I spent yesterday cleaning up The Quiet Before pipeline, and honestly? It feels good to finally tackle the annoying bugs that have been sitting there for weeks.
The biggest win was killing the duplicate ticker problem once and for all. I was seeing the same stocks show up multiple times in the ranked list, which made everything look sloppy. Fixed it at two levels — cleaned up the database queries and tightened the input validation. No more duplicates.
Had to do something I hate doing: wiped the entire database and rebuilt it clean. The old one was missing a column and honestly, trying to patch it felt like putting a band-aid on a broken pipe. Fresh start, fresh data.
The signal improvements in v1.2.0 are where things get interesting. That "contract_named" signal I had? Turns out I completely mislabeled it. It's actually tracking institutional footprint, so I renamed it properly. Also added an S-3 penalty — when companies are actively raising money through stock offerings, their score drops by 20%. Tested it on FF and AP, and they dropped from 60 to 48. Working as intended.

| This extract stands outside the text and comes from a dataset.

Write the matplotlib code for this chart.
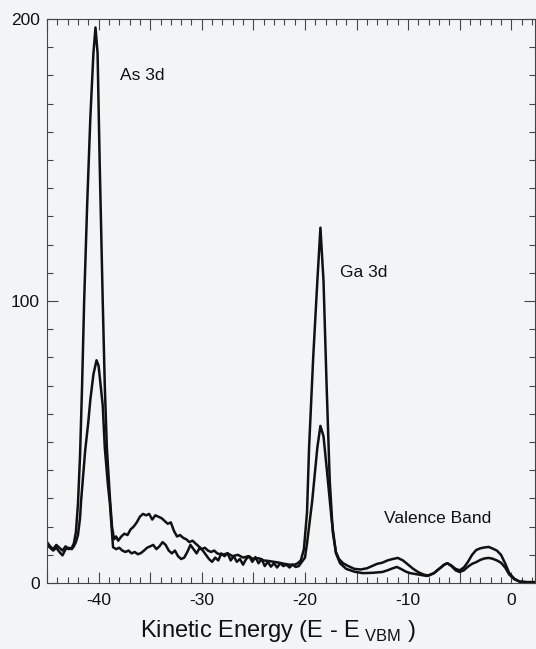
import numpy as np
import matplotlib
matplotlib.use("Agg")
import matplotlib.pyplot as plt
from matplotlib.ticker import MultipleLocator, FuncFormatter

plt.rcParams["font.family"] = ["Liberation Sans", "DejaVu Sans"]
plt.rcParams["mathtext.fontset"] = "custom"
plt.rcParams["mathtext.rm"] = "Liberation Sans"

# -------------------------------------------------------------------
# DATA
# -------------------------------------------------------------------
# upper trace (large As 3d / Ga 3d peaks)
energy_a = [
    -45.0, -44.7, -44.4, -44.1, -43.8, -43.5, -43.2, -42.9, -42.6, -42.4,
    -42.2, -42.0, -41.8, -41.6, -41.4, -41.1, -40.8, -40.5, -40.3, -40.1,
    -39.9, -39.6, -39.4, -39.2, -38.9, -38.7, -38.5, -38.3, -38.1, -37.8,
    -37.5, -37.2, -36.9, -36.6, -36.3, -36.0, -35.7, -35.4, -35.1, -34.8,
    -34.5, -34.2, -33.9, -33.6, -33.3, -33.0, -32.7, -32.4, -32.1, -31.8,
    -31.5, -31.2, -30.9, -30.6, -30.3, -30.0, -29.7, -29.4, -29.1, -28.8,
    -28.5, -28.0, -27.5, -27.0, -26.5, -26.0, -25.5, -25.0, -24.5, -24.0,
    -23.5, -23.0, -22.5, -22.0, -21.5, -21.0, -20.7, -20.4, -20.1, -19.8,
    -19.6, -19.2, -18.8, -18.5, -18.2, -17.9, -17.6, -17.3, -17.0, -16.7,
    -16.3, -15.8, -15.2, -14.6, -14.0, -13.5, -13.0, -12.5, -12.0, -11.5,
    -11.0, -10.5, -10.0, -9.5, -9.0, -8.5, -8.0, -7.5, -7.0, -6.5,
    -6.2, -5.8, -5.4, -5.0, -4.6, -4.2, -3.8, -3.4, -3.0, -2.6,
    -2.2, -1.8, -1.4, -1.0, -0.6, -0.2, 0.3, 0.8, 1.5, 2.3,
]
intensity_a = [
    14.5, 13.0, 12.0, 13.5, 12.5, 11.5, 13.0, 12.0, 12.5, 14.0,
    18, 28, 45, 70, 100, 135, 165, 188, 197, 188,
    150, 100, 70, 48, 30, 20, 15.5, 16.5, 15.0, 16.5,
    17.5, 17.0, 19.0, 20.0, 21.5, 23.5, 24.5, 24.0, 24.5, 22.5,
    24.0, 23.5, 23.0, 22.0, 21.0, 21.5, 18.5, 16.5, 17.0, 16.0,
    15.5, 14.5, 15.0, 14.0, 13.0, 12.0, 12.5, 11.5, 11.0, 11.5,
    10.5, 10.0, 10.5, 9.5, 10.0, 9.0, 9.5, 8.5, 8.8, 8.0,
    7.8, 7.5, 7.2, 6.8, 6.5, 6.5, 7.0, 8.0, 12, 25,
    48, 80, 107, 126, 107, 70, 36.5, 18, 11, 8.5,
    7, 6, 5, 4.8, 5.2, 6, 6.8, 7.2, 8.0, 8.5,
    8.9, 8.0, 6.5, 5.0, 3.8, 3.0, 2.6, 3.5, 5.0, 6.5,
    7.0, 6.2, 5.0, 4.5, 5.5, 7.5, 10.0, 11.7, 12.3, 12.6,
    12.8, 12.2, 11.5, 10.0, 7.0, 3.5, 1.5, 0.5, 0.3, 0.3,
]

# lower trace (smaller peaks)
energy_b = [
    -45.0, -44.7, -44.4, -44.1, -43.8, -43.5, -43.2, -42.9, -42.6, -42.4,
    -42.2, -42.0, -41.8, -41.7, -41.5, -41.3, -41.0, -40.8, -40.5, -40.2,
    -40.0, -39.8, -39.6, -39.4, -39.1, -38.9, -38.7, -38.6, -38.3, -38.0,
    -37.7, -37.4, -37.1, -36.8, -36.5, -36.2, -35.9, -35.6, -35.3, -35.0,
    -34.7, -34.4, -34.1, -33.8, -33.5, -33.2, -32.9, -32.6, -32.3, -32.0,
    -31.7, -31.4, -31.1, -30.8, -30.5, -30.2, -29.9, -29.6, -29.3, -29.0,
    -28.7, -28.4, -28.1, -27.8, -27.5, -27.2, -26.9, -26.6, -26.3, -26.0,
    -25.7, -25.4, -25.1, -24.8, -24.5, -24.2, -23.9, -23.6, -23.3, -23.0,
    -22.7, -22.4, -22.1, -21.8, -21.5, -21.2, -20.9, -20.6, -20.3, -20.0,
    -19.8, -19.3, -18.8, -18.5, -18.2, -17.9, -17.4, -17.0, -16.6, -16.0,
    -15.2, -14.4, -13.5, -12.5, -12.0, -11.5, -11.1, -10.7, -10.2, -9.8,
    -9.0, -8.2, -7.5, -7.0, -6.5, -6.2, -5.8, -5.4, -5.0, -4.6,
    -4.2, -3.8, -3.4, -3.0, -2.6, -2.2, -1.8, -1.4, -1.0, -0.6,
    -0.2, 0.3, 0.8, 1.5, 2.3,
]
intensity_b = [
    13.5, 12.5, 11.5, 12.5, 11.0, 9.8, 12.0, 12.5, 12.0, 13.0,
    14.5, 17, 23, 29, 38, 47, 57, 65, 74, 79,
    77, 70, 63, 48, 35, 28, 18, 12.7, 12.0, 12.5,
    11.5, 11.0, 11.5, 10.5, 11.0, 10.2, 10.6, 11.5, 12.5, 13.0,
    13.5, 12.0, 13.0, 14.5, 13.5, 11.5, 10.5, 11.5, 9.5, 8.5,
    9.0, 11.0, 13.5, 12.0, 10.5, 12.5, 11.5, 10.0, 8.5, 7.5,
    9.0, 8.0, 10.5, 9.5, 10.6, 8.0, 9.5, 7.5, 8.5, 6.5,
    8.5, 9.5, 7.5, 9.2, 7.0, 8.5, 6.0, 7.5, 5.8, 7.0,
    5.5, 7.0, 6.0, 6.5, 5.5, 6.5, 5.7, 6.0, 7.5, 9,
    14, 29, 48, 55.7, 52, 41, 22, 10.6, 7, 5,
    4, 3.5, 3.6, 3.9, 4.5, 5.2, 5.7, 5.0, 4.0, 3.5,
    3.0, 2.5, 3.5, 5.0, 6.5, 7.0, 6.0, 4.5, 3.9, 4.5,
    5.8, 6.8, 7.4, 8.2, 8.7, 8.9, 8.6, 8.0, 7.2, 5.5,
    3.0, 1.3, 0.5, 0.3, 0.3,
]

peak_labels = ["As 3d", "Ga 3d", "Valence Band"]
label_pos = [(-37.9, 180), (-16.6, 110), (-12.3, 23)]

# -------------------------------------------------------------------
# FIGURE
# -------------------------------------------------------------------
bg = "#f3f4f6"
fig = plt.figure(figsize=(5.36, 6.49), dpi=100, facecolor=bg)
ax = fig.add_axes([0.0877, 0.1017, 0.9105, 0.869], facecolor=bg)

ax.plot(energy_a, intensity_a, color="#111111", lw=1.8)
ax.plot(energy_b, intensity_b, color="#111111", lw=1.8)

for txt, (x, y) in zip(peak_labels, label_pos):
    ax.text(x, y, txt, fontsize=12.5, va="center", ha="left", color="#111111")

ax.set_xlim(-45.0, 2.3)
ax.set_ylim(0, 200)

ax.xaxis.set_major_locator(MultipleLocator(5))
ax.xaxis.set_minor_locator(MultipleLocator(1))
ax.xaxis.set_major_formatter(
    FuncFormatter(lambda v, p: f"{int(round(v))}" if round(v) % 10 == 0 else "")
)
ax.yaxis.set_major_locator(MultipleLocator(100))
ax.yaxis.set_minor_locator(MultipleLocator(10))

ax.tick_params(which="both", direction="in", top=True, right=True,
               color="#444444", width=0.8, labelsize=12.5, labelcolor="#111111")
ax.tick_params(which="major", length=8, pad=7)
ax.tick_params(which="minor", length=4)
ax.tick_params(axis="y", which="major", pad=5)

for s in ax.spines.values():
    s.set_color("#444444")
    s.set_linewidth(0.8)

ax.set_xlabel(r"Kinetic Energy (E - E$_{\ \mathrm{VBM}}$ )", fontsize=17,
              color="#111111")
# label sits a little left of centre in the original
ax.xaxis.set_label_coords(0.474, -0.062)

fig.savefig("out.png", dpi=100, facecolor=bg)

Best part: I fixed how the system handles missing data. Before, it was treating "we don't know" as "this is bad," which is just wrong. Now unknown actually means unknown.
Current state after the latest run: 503 tickers scanned, 21 passed screening, 2 got disqualified. No duplicates. Pipeline running clean on version 1.2.0. The scores are finally starting to spread out at the bottom instead of everything clustering around the same numbers.
But there's still work to do. Mode classification isn't working — everything shows "UNCLASSIFIED" instead of the actual signal types. Catalyst scores are still bunched up around 60 because 13F data is dominating everything else. And the explanations still say "SYSTEM_INFERRED" instead of showing real signal names.
The good news? System is stable now. No more chasing down weird bugs or duplicate entries. Next step is making the signals smarter, not fixing broken pipes.